Festival della fotografia Etica
Questo festival nasce con l’obiettivo di promuovere la fotografia come strumento di coscienza civile e responsabilità collettiva.
Con gli anni è diventato uno degli eventi internazionali più importanti dedicati al fotogiornalismo impegnato, accogliendo sia grandi maestri che giovani talenti provenienti da ogni parte del mondo.
Le mostre si distribuiscono in luoghi storici di Lodi e passando per spazi urbani e installazioni all’aperto, in un dialogo continuo tra immagine, storia e società contemporanea.
“Jugoslavia: Atto finale – A trent’anni dal genocidio di Srebrenica”

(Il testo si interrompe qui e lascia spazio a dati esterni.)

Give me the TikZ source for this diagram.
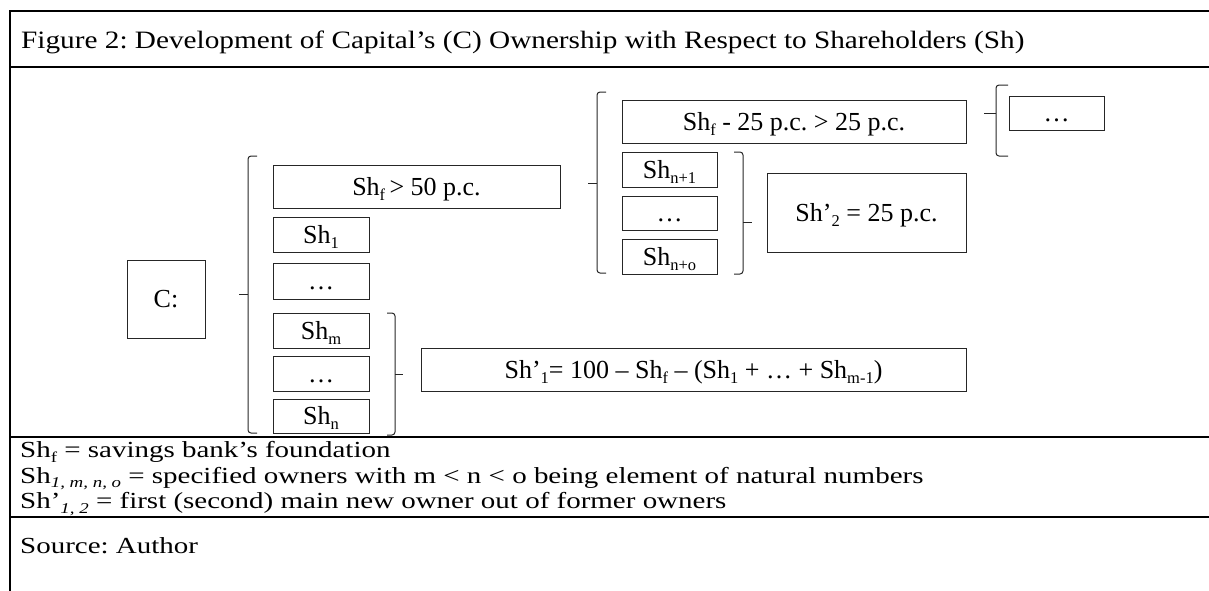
\documentclass[tikz,border=0pt]{standalone}
\usepackage{fontspec}
\setmainfont{Liberation Serif}
\newfontfamily\ttlfont[FakeStretch=1.17]{Liberation Serif}
\newfontfamily\lgdfont[FakeStretch=1.26]{Liberation Serif}
\frenchspacing
\newcommand{\sbs}[1]{\raisebox{-0.2em}{\fontsize{16.5}{18}\selectfont #1}}
\newcommand{\sbl}[1]{\raisebox{-0.2em}{\fontsize{15}{16}\selectfont #1}}
\newcommand{\sbli}[1]{\raisebox{-0.2em}{\fontsize{15}{16}\selectfont\itshape #1}}
\newcommand{\braceL}[5]{% x, top, bottom, mid, hook
  \draw[brc] ({#1+#5},#2) -- (#1,#2) -- (#1,#3) -- ({#1+#5},#3);
  \draw[brc] (#1,#4) -- ({#1-#5},#4);}
\newcommand{\braceR}[5]{%
  \draw[brc] ({#1-#5},#2) -- (#1,#2) -- (#1,#3) -- ({#1-#5},#3);
  \draw[brc] (#1,#4) -- ({#1+#5},#4);}
\begin{document}
\begin{tikzpicture}[x=1pt,y=-1pt,
  txt/.style={font=\fontsize{26}{30}\selectfont, inner sep=0pt},
  bx/.style={txt, draw=black!85, line width=1pt, text height=17pt, text depth=0pt, anchor=center},
  ttl/.style={inner sep=0pt, anchor=base west, font=\ttlfont\fontsize{25}{28}\selectfont},
  lgd/.style={inner sep=0pt, anchor=base west, font=\lgdfont\fontsize{23}{26}\selectfont},
  rule/.style={line width=2pt, line cap=rect},
  brc/.style={line width=1pt, draw=black!85, rounded corners=3pt}]
\useasboundingbox (0,0) rectangle (1209,590);
% table rules
\draw[rule] (10,11) -- (1209,11);
\draw[rule] (10,67) -- (1209,67);
\draw[rule] (10,437) -- (1209,437);
\draw[rule] (10,517) -- (1209,517);
\draw[rule] (10,11) -- (10,592);
% title
\node[ttl] (title) at (21,48) {Figure 2: Development of Capital’s (C) Ownership with Respect to Shareholders (Sh)};
% boxes
\node[bx, minimum width=78pt, minimum height=78pt] (C) at (166,299) {C:};
\node[bx, minimum width=287pt, minimum height=43pt] (f50) at (416.5,186.5) {Sh\sbs{f}\,> 50 p.c.};
\node[bx, minimum width=96pt, minimum height=35pt] (sh1) at (321,234.5) {Sh\sbs{1}};
\node[bx, minimum width=96pt, minimum height=36pt] (d1) at (321,281) {…};
\node[bx, minimum width=96pt, minimum height=35pt] (shm) at (321,330.5) {Sh\sbs{m}};
\node[bx, minimum width=96pt, minimum height=35pt] (d2) at (321,373.5) {…};
\node[bx, minimum width=96pt, minimum height=34pt] (shn) at (321,416) {Sh\sbs{n}};
\node[bx, minimum width=344pt, minimum height=43pt] (f25) at (794,121.5) {Sh\sbs{f} - 25 p.c. > 25 p.c.};
\node[bx, minimum width=95pt, minimum height=35pt] (shn1) at (669.5,169.5) {Sh\sbs{n+1}};
\node[bx, minimum width=95pt, minimum height=34pt] (d3) at (669.5,213) {…};
\node[bx, minimum width=95pt, minimum height=35pt] (shno) at (669.5,256.5) {Sh\sbs{n+o}};
\node[bx, minimum width=199pt, minimum height=79pt] (sh2) at (866.5,212.5) {Sh’\sbs{2} = 25 p.c.};
\node[bx, minimum width=95pt, minimum height=34pt] (d4) at (1056.5,113) {…};
\node[bx, minimum width=545pt, minimum height=43pt] (sh1p) at (693.5,369.5) {Sh’\sbs{1}= 100 – Sh\sbs{f} – (Sh\sbs{1} + … + Sh\sbs{m-1})};
% braces
\braceL{248}{156}{433}{294}{9}
\braceL{597}{92}{273}{183}{9}
\braceR{743}{152}{274}{222}{9}
\braceL{996}{85}{156}{113}{12}
\braceR{395}{313}{435}{374}{8}
% legend
\node[lgd] (l1) at (20,457.5) {Sh\sbl{f} = savings bank’s foundation};
\node[lgd] (l2) at (20,483) {Sh\sbli{1, m, n, o} = specified owners with m < n < o being element of natural numbers};
\node[lgd] (l3) at (20,508.5) {Sh’\sbli{1, 2} = first (second) main new owner out of former owners};
\node[lgd] (src) at (20,553) {Source: Author};
\end{tikzpicture}
\end{document}
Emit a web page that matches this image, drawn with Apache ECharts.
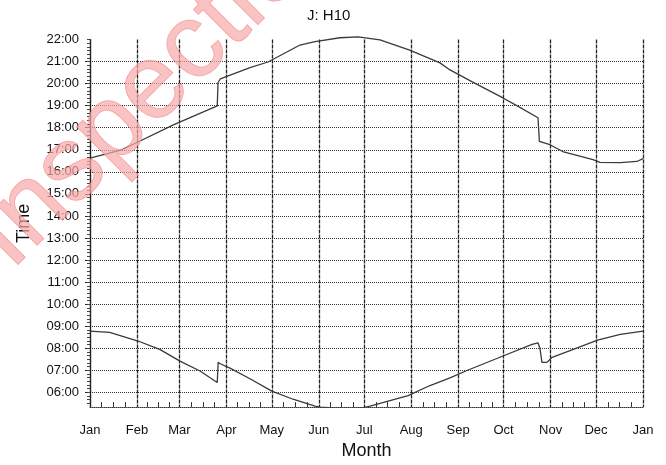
<!DOCTYPE html>
<html><head><meta charset="utf-8">
<script src="https://cdn.jsdelivr.net/npm/echarts@6/dist/echarts.min.js"></script>
<style>html,body{margin:0;padding:0;background:#fff}#c{width:666px;height:465px}</style>
</head><body><div id="c"></div>
<script>
const monthNames = ['Jan','Feb','Mar','Apr','May','Jun','Jul','Aug','Sep','Oct','Nov','Dec','Jan'];
const monthStartDays = [0,31,59,90,120,151,181,212,243,273,304,334,365];
const hourLabels = [6,7,8,9,10,11,12,13,14,15,16,17,18,19,20,21,22];

const sunsetDays  = [0, 21, 31, 55, 84, 84.5, 86, 105.6, 117.5, 138.6, 148.5, 165, 177, 191.4, 211, 231, 237.6, 252, 272.6, 282, 295.7, 296.6, 303.6, 312, 332, 336.6, 350, 361, 365];
const sunsetHours = [16.62, 17.0, 17.33, 18.13, 18.99, 20.05, 20.21, 20.72, 20.98, 21.75, 21.9, 22.08, 22.12, 21.98, 21.52, 20.94, 20.62, 20.09, 19.35, 18.99, 18.45, 17.38, 17.23, 16.92, 16.55, 16.43, 16.42, 16.47, 16.6];

const sunriseDays  = [0, 13, 31.7, 46, 59.4, 72.6, 84, 84.6, 86, 92.4, 105.6, 120, 134, 148.5, 152, 160, 172, 180, 184.8, 191.4, 210, 224, 238, 248, 272.6, 291.8, 295.7, 297, 298.3, 301.6, 305, 319, 335, 350, 365];
const sunriseHours = [8.78, 8.72, 8.33, 7.95, 7.42, 6.97, 6.45, 7.36, 7.3, 7.1, 6.62, 6.06, 5.69, 5.38, 5.33, 5.3, 5.28, 5.3, 5.38, 5.5, 5.85, 6.3, 6.67, 6.97, 7.65, 8.18, 8.25, 7.99, 7.36, 7.36, 7.59, 7.95, 8.37, 8.63, 8.78];

const pair = (xs, ys) => xs.map((x, i) => [x, ys[i]]);
const minorDays = [];
for (let m = 0; m < 12; m++) {
  const a = monthStartDays[m], b = monthStartDays[m + 1];
  for (let k = 1; k < 4; k++) minorDays.push(a + (b - a) * k / 4);
}
const tenMin = [];
for (let v = 33; v <= 132; v++) tenMin.push(v / 6);
const hourTickVals = hourLabels.filter(h => h < 22);
const FONT = '"Liberation Sans", Arial, sans-serif';
const pad = n => (n < 10 ? '0' : '') + n;

const chart = echarts.init(document.getElementById('c'), null, {renderer: 'canvas'});
chart.setOption({
  animation: false,
  backgroundColor: '#fff',
  title: {text: 'J: H10', left: 302, top: 3, textStyle: {fontSize: 15, fontWeight: 'normal', color: '#111', fontFamily: FONT}},
  grid: {left: 90, right: 23, top: 39.5, bottom: 56},
  xAxis: [{
    type: 'value', min: 0, max: 365,
    name: 'Month', nameLocation: 'middle', nameGap: 34,
    nameTextStyle: {fontSize: 18, color: '#111', fontFamily: FONT},
    axisLine: {show: true, lineStyle: {color: '#333', width: 1, type: 'dotted'}},
    axisTick: {show: false, customValues: monthStartDays},
    axisLabel: {customValues: monthStartDays, margin: 17, fontSize: 13, color: '#111', fontFamily: FONT,
      formatter: v => monthNames[monthStartDays.indexOf(v)]},
    splitLine: {show: true, lineStyle: {color: '#222', width: 1.3, type: [4, 1]}}
  }, {
    type: 'value', min: 0, max: 365, position: 'bottom', offset: 0,
    axisLine: {show: false},
    axisTick: {show: true, inside: true, length: 5, customValues: minorDays, lineStyle: {color: '#333', width: 1}},
    axisLabel: {show: false},
    splitLine: {show: false}
  }],
  yAxis: [{
    type: 'value', min: 32 / 6, max: 22,
    name: 'Time', nameLocation: 'middle', nameGap: 57, nameRotate: 90,
    nameTextStyle: {fontSize: 18, color: '#111', fontFamily: FONT},
    axisLine: {show: true, lineStyle: {color: '#222', width: 1.2}},
    axisTick: {show: true, length: 5, customValues: hourTickVals, lineStyle: {color: '#222'}},
    axisLabel: {customValues: hourLabels, margin: 11, fontSize: 13, color: '#111', fontFamily: FONT,
      formatter: v => pad(Math.round(v)) + ':00'},
    splitLine: {show: true, lineStyle: {color: '#333', width: 1, type: 'dotted'}}
  }, {
    type: 'value', min: 32 / 6, max: 22, position: 'left', offset: 0,
    axisLine: {show: false},
    axisTick: {show: true, length: 3, customValues: tenMin, lineStyle: {color: '#444', width: 1}},
    axisLabel: {show: false},
    splitLine: {show: false}
  }],
  series: [{
    name: 'Sunset', type: 'line', xAxisIndex: 0, yAxisIndex: 0, symbol: 'none', clip: false,
    data: pair(sunsetDays, sunsetHours),
    lineStyle: {color: '#3a3a3a', width: 1.3}
  }, {
    name: 'Sunrise', type: 'line', xAxisIndex: 0, yAxisIndex: 0, symbol: 'none',
    data: pair(sunriseDays, sunriseHours),
    lineStyle: {color: '#3a3a3a', width: 1.3}
  }],
  graphic: [{
    type: 'text', x: 28, y: 288, rotation: Math.PI / 4, z: 100,
    style: {text: 'Inspection', font: '106px "Liberation Sans", Arial, sans-serif',
      fill: 'rgba(248,170,170,0.7)', stroke: 'rgba(235,80,80,0.5)', lineWidth: 1, textVerticalAlign: 'bottom'}
  }]
});
</script></body></html>
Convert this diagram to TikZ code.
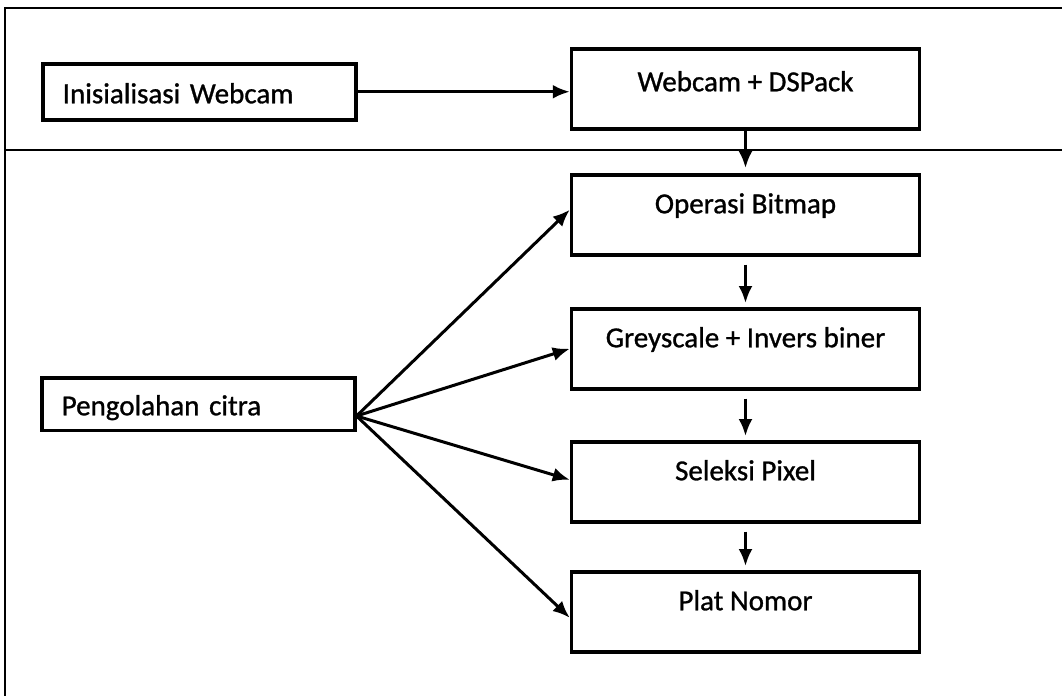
\documentclass[tikz,border=0pt]{standalone}
\usepackage{fontspec}
\setmainfont[FakeBold=1]{Carlito}
\usetikzlibrary{arrows.meta}
\begin{document}
\begin{tikzpicture}[x=1pt,y=-1pt,
  frame/.style={line width=2.5pt,black},
  stepbox/.style={draw,line width=3.5pt,inner ysep=0pt,font=\fontsize{29}{34}\selectfont},
  rbox/.style={stepbox,anchor=north,minimum width=348pt,inner xsep=0pt,text height=38.5pt,text depth=41.5pt},
  lbox/.style={stepbox,anchor=north west,text width=273pt,inner xsep=20pt,align=left},
  arr/.style={line width=3pt,-{Latex[length=17pt,width=14pt]}}]
\useasboundingbox (0,0) rectangle (1062,696);
% frame
\draw[frame] (1062,8) -- (5,8) -- (5,696);
\draw[frame] (5,150) -- (1062,150);
% left boxes
\node[lbox,text height=39.5pt,text depth=16.5pt] (i) at (41,62) {Inisialisasi Webcam};
\node[lbox,text height=37.5pt,text depth=15pt] (p) at (40,376) {Pengolahan citra};
% right boxes
\node[rbox,text height=42.5pt,text depth=37.5pt] (w) at (745.5,47) {Webcam + DSPack};
\node[rbox] (o) at (745.5,173) {Operasi Bitmap};
\node[rbox] (g) at (745.5,307) {Greyscale + Invers biner};
\node[rbox] (s) at (745.5,440) {Seleksi Pixel};
\node[rbox] (n) at (745.5,570) {Plat Nomor};
% connectors
\draw[arr] (i.east) -- (i.east -| w.west);
\draw[arr,shorten >=5pt] (w.south) -- (o.north);
\draw[arr,shorten <=8pt,shorten >=4pt] (o.south) -- (g.north);
\draw[arr,shorten <=8pt,shorten >=4pt] (g.south) -- (s.north);
\draw[arr,shorten <=8pt,shorten >=4pt] (s.south) -- (n.north);
\coordinate (hub) at ([yshift=-12pt]p.east);
\draw[arr] (hub) -- ([yshift=5pt]o.west);
\draw[arr] (hub) -- (g.west);
\draw[arr] (hub) -- ([yshift=2pt]s.west);
\draw[arr] (hub) -- ([yshift=-6pt]n.west);
\end{tikzpicture}
\end{document}
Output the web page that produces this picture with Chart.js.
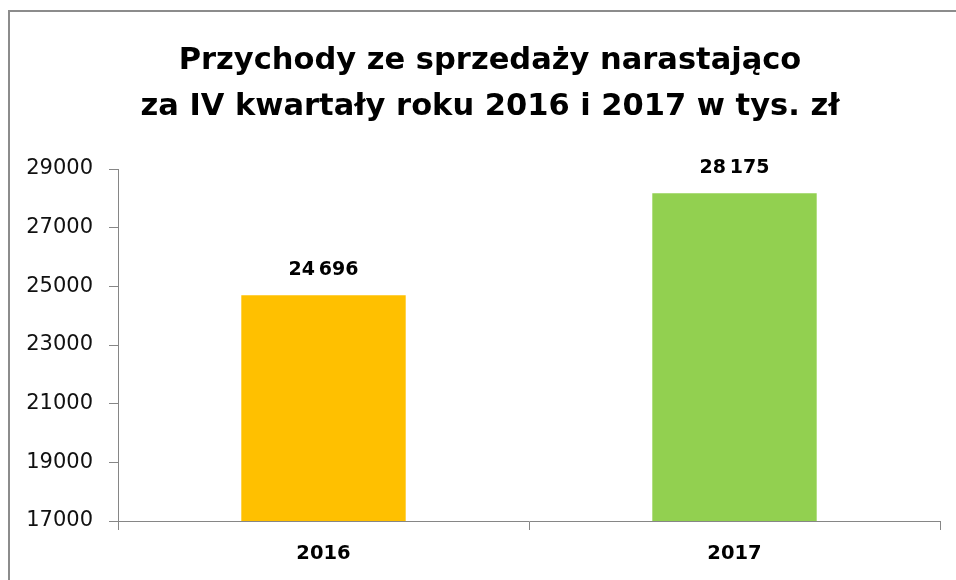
<!DOCTYPE html>
<html>
<head>
<meta charset="utf-8">
<script src="https://cdn.jsdelivr.net/npm/chart.js@4"></script>
<style>
  html, body { margin: 0; padding: 0; background: #fff; }
  #wrap { width: 956px; height: 580px; }
</style>
</head>
<body>
<div id="wrap"><canvas id="plot" width="956" height="580"></canvas></div>
<script>
// data
var years = ["2016", "2017"];
var revenue = [24696, 28175];
var barColors = ["#FFC000", "#92D050"];
var titleLines = ["Przychody ze sprzedaży narastająco", "za IV kwartały roku 2016 i 2017 w tys. zł"];
var yMin = 17000, yMax = 29000, yStep = 2000;

var fontFamily = "'DejaVu Sans', sans-serif";

function spaced(v) {
    return String(v).replace(/\B(?=(\d{3})+(?!\d))/g, "\u2009");
}

// gray frame round the chart (left and top edge visible) + title
var framePlugin = {
    id: "frame",
    beforeDraw: function (chart) {
        var c = chart.ctx;
        c.save();
        c.fillStyle = "#fff";
        c.fillRect(0, 0, chart.width, chart.height);
        c.strokeStyle = "#8c8c8c";
        c.lineWidth = 2;
        c.beginPath();
        c.moveTo(9, chart.height);
        c.lineTo(9, 11);
        c.lineTo(chart.width, 11);
        c.stroke();

        // title is centred on the frame, not on the canvas
        c.font = "bold 30.5px " + fontFamily;
        c.fillStyle = "#000";
        c.textAlign = "center";
        c.textBaseline = "middle";
        titleLines.forEach(function (line, i) {
            c.fillText(line, 490, 61 + i * 46);
        });
        c.restore();
    }
};

// value labels above bars
var labelPlugin = {
    id: "barLabels",
    afterDatasetsDraw: function (chart) {
        var c = chart.ctx;
        var meta = chart.getDatasetMeta(0);
        c.save();
        c.font = "bold 19px " + fontFamily;
        c.fillStyle = "#000";
        c.textAlign = "center";
        c.textBaseline = "bottom";
        meta.data.forEach(function (bar, i) {
            c.fillText(spaced(revenue[i]), bar.x, bar.y - 16);
        });
        c.restore();
    }
};

new Chart(document.getElementById("plot"), {
    type: "bar",
    data: {
        labels: years,
        datasets: [{
            data: revenue,
            backgroundColor: barColors,
            borderWidth: 0,
            barPercentage: 0.8,
            categoryPercentage: 0.5
        }]
    },
    options: {
        responsive: false,
        animation: false,
        layout: { padding: { left: 0, right: 16, top: 169, bottom: 0 } },
        plugins: {
            legend: { display: false },
            tooltip: { enabled: false },
            title: { display: false }
        },
        scales: {
            x: {
                offset: true,
                afterFit: function (scale) { scale.height = 59; },
                grid: {
                    offset: true,
                    drawOnChartArea: false,
                    drawTicks: true,
                    tickLength: 9,
                    color: "#868686"
                },
                border: { color: "#868686", width: 1 },
                ticks: {
                    color: "#000",
                    padding: 12,
                    font: { family: fontFamily, size: 19.5, weight: "bold" }
                }
            },
            y: {
                min: yMin,
                max: yMax,
                afterFit: function (scale) { scale.width = 118; },
                grid: {
                    drawOnChartArea: false,
                    drawTicks: true,
                    tickLength: 9,
                    color: "#868686"
                },
                border: { color: "#868686", width: 1 },
                ticks: {
                    stepSize: yStep,
                    color: "#111",
                    padding: 16,
                    font: { family: fontFamily, size: 21 },
                    callback: function (v) { return String(v); }
                }
            }
        }
    },
    plugins: [framePlugin, labelPlugin]
});
</script>
</body>
</html>
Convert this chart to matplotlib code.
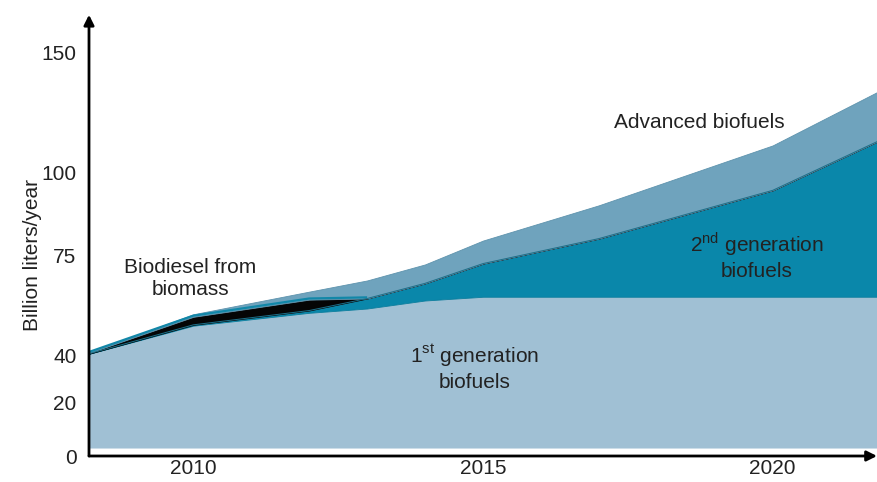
import numpy as np
import matplotlib
matplotlib.use("Agg")
import matplotlib.pyplot as plt

plt.rcParams['font.family'] = ['Liberation Sans', 'DejaVu Sans']
plt.rcParams['mathtext.fontset'] = 'custom'
plt.rcParams['mathtext.rm'] = 'Liberation Sans'

# Data (billion liters/year)
years = [2008, 2010, 2012, 2013, 2014, 2015, 2017, 2020, 2022]
base = 3
first_gen = [39.5, 50.5, 55.0, 56.5, 59.3, 60.6, 60.6, 60.6, 60.6]   # top of 1st gen band
second_gen = [0.0, 0.3, 0.8, 3.5, 6.0, 11.6, 19.5, 34.0, 54.4]
biodiesel = [0.0, 2.8, 3.8, 0.0, 0.0, 0.0, 0.0, 0.0, 0.0]
advanced = [0.0, 0.9, 2.8, 6.3, 6.6, 7.3, 10.0, 16.6, 20.8]

ytick_vals = [0, 20, 40, 75, 100, 150]
xtick_vals = [2010, 2015, 2020]

# the original axis is not linear: piecewise mapping of tick values to height
scale_vals = [0, 20, 40, 75, 100, 150, 200]
scale_pos = [0, 53, 100, 200, 283, 403, 523]


def fwd(v):
    return np.interp(v, scale_vals, scale_pos)


def inv(p):
    return np.interp(p, scale_pos, scale_vals)


fig = plt.figure(figsize=(8.77, 4.82), dpi=100)
ax = fig.add_axes([89 / 877, 26 / 482, 788 / 877, 436 / 482])
ax.set_yscale('function', functions=(fwd, inv))

y1 = np.array(first_gen)
y2 = y1 + np.array(second_gen)
y3 = y2 + np.array(biodiesel)
y4 = y3 + np.array(advanced)

ax.fill_between(years, base, y1, color='#a0c0d4', lw=0)
ax.fill_between(years, y1, y2, facecolor='#0a87aa', edgecolor='#0a7c9c', lw=0.6)
ax.fill_between(years, y2, y3, facecolor='#050505', edgecolor='#050505', lw=0.6)
ax.fill_between(years, y3, y4, facecolor='#6fa3bd', edgecolor='#5e93ad', lw=0.6)
# thin teal rim over the biodiesel band
ax.plot(years[:4], y3[:4] + 0.4, color='#1287a8', lw=1.6, solid_capstyle='butt')
ax.plot(years, y2, color='#1d6f88', lw=0.7)

ax.set_xlim(2008.2, 2021.8)
ax.set_ylim(0, inv(435))

ax.set_xticks(xtick_vals)
ax.set_yticks(ytick_vals)
ax.set_yticklabels([str(v) for v in ytick_vals])
ax.minorticks_off()
ax.tick_params(length=0, labelsize=15, colors='#222222')
ax.tick_params(axis='x', pad=2)
ax.tick_params(axis='y', pad=9)
ax.set_ylabel('Billion liters/year', fontsize=15, color='#222222')
ax.yaxis.set_label_coords(-0.06, 0.46)

for s in ax.spines.values():
    s.set_visible(False)

arrow = dict(arrowstyle='-|>,head_length=0.6,head_width=0.3', lw=2, color='black',
             shrinkA=0, shrinkB=0)
ax.annotate('', xy=(0, 1.012), xytext=(0, 0), xycoords='axes fraction',
            arrowprops=arrow, annotation_clip=False)
ax.annotate('', xy=(1.0, 0), xytext=(0, 0), xycoords='axes fraction',
            arrowprops=arrow, annotation_clip=False)

tk = dict(fontsize=15, color='#222222', ha='center', va='center', linespacing=1.25)
ax.text(2009.95, 67, 'Biodiesel from\nbiomass', **tk)
ax.text(2018.74, 120.8, 'Advanced biofuels', **tk)
ax.text(2019.73, 75, '2$^{\\mathrm{nd}}$ generation\nbiofuels', **tk)
ax.text(2014.86, 35, '1$^{\\mathrm{st}}$ generation\nbiofuels', **tk)

fig.savefig('out.png', dpi=100)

Questa mostra ricorda il trentesimo anniversario del genocidio di Srebrenica e la fine della guerra in Bosnia-Erzegovina, mantenendo viva la memoria dei terribili crimini avvenuti nel cuore dell’Europa.
Attraverso le fotografie dei più noti fotogiornalisti, l’esposizione colloca la vicenda bosniaca nel contesto più ampio dei conflitti che hanno devastato l’ex Jugoslavia (dalla Croazia al Kosovo) raccontando la
divisione della nazione e la risposta, spesso lenta, della comunità internazionale.
La mostra evidenzia l’importanza del fotogiornalismo come mezzo per conservare la memoria, cercare giustizia e fare in modo che queste storie non vengano dimenticate.
“Carro armato abbandonato, Bosnia 1995” – Ron Haviv

Questa foto rappresenta un carro armato che giace inclinato nel fosso, lungo una strada dissestata.
Il paesaggio è spoglio e Il bianco e nero accentua il contrasto tra il metallo del veicolo e la terra, tra ciò che appartiene alla guerra e ciò che rimane dopo.
Davanti a questa foto ho provato una sensazione di vuoto che mi ha fatto pensare a quanto la guerra, alla fine, lasci dietro di sé soltanto oggetti spenti e silenzi pesanti.
In quel carro armato abbandonato vedo la fine della guerra e il segno di quanto la violenza non porta mai a risultati positivi.
“Il lato oscuro della fast fashion”
Le fotografie sono state realizzate dal fotografo svedese Magnus Wennman, la mostra indaga sull’impatto ambientale, sociale ed economico del sistema della moda veloce, cioè capi prodotti e consumati rapidamente, spesso con costi nascosti.
Le fotografie portano lo spettatore nei luoghi dove finiscono gli scarti di questa “moda usa e getta”: discariche in paesi lontani, mercati pieni di vestiti usati e filiere di produzione poco conosciute.
Non si tratta solo di denunciare, ma di farci riflettere sul nostro ruolo come consumatori e sul percorso che ogni capo compie prima di arrivare nelle nostre mani.
“spiaggia ad Accra-capitale del Ghana”

La foto mostra un paesaggio completamente sommerso da una gigantesca montagna di abiti scartati, così vasta da sembrare una formazione naturale.
L’orizzonte è appena visibile, anch’esso soffocato dall’immondizia: non c’è spazio per la natura, solo scarti ovunque.
Questa fotografia mi colpisce più di tutte perché non documenta soltanto un disastro ambientale, ma anche un disastro umano.
I vestiti diventano una massa opprimente che sovrasta le persone che vivono vicino a queste discariche.
il protagonista è il rifiuto, che ribalta il nostro modo di vedere la moda. La foto suscita tristezza perché mostra comunità costrette a convivere con ciò che il mondo ricco scarta.
Guardando la foto ho provato tristezza nel vedere come intere comunità siano costrette a convivere con ciò che il resto del mondo getta via. È una fotografia che non vuole essere bella: vuole essere vera e lo è in modo profondamente doloroso.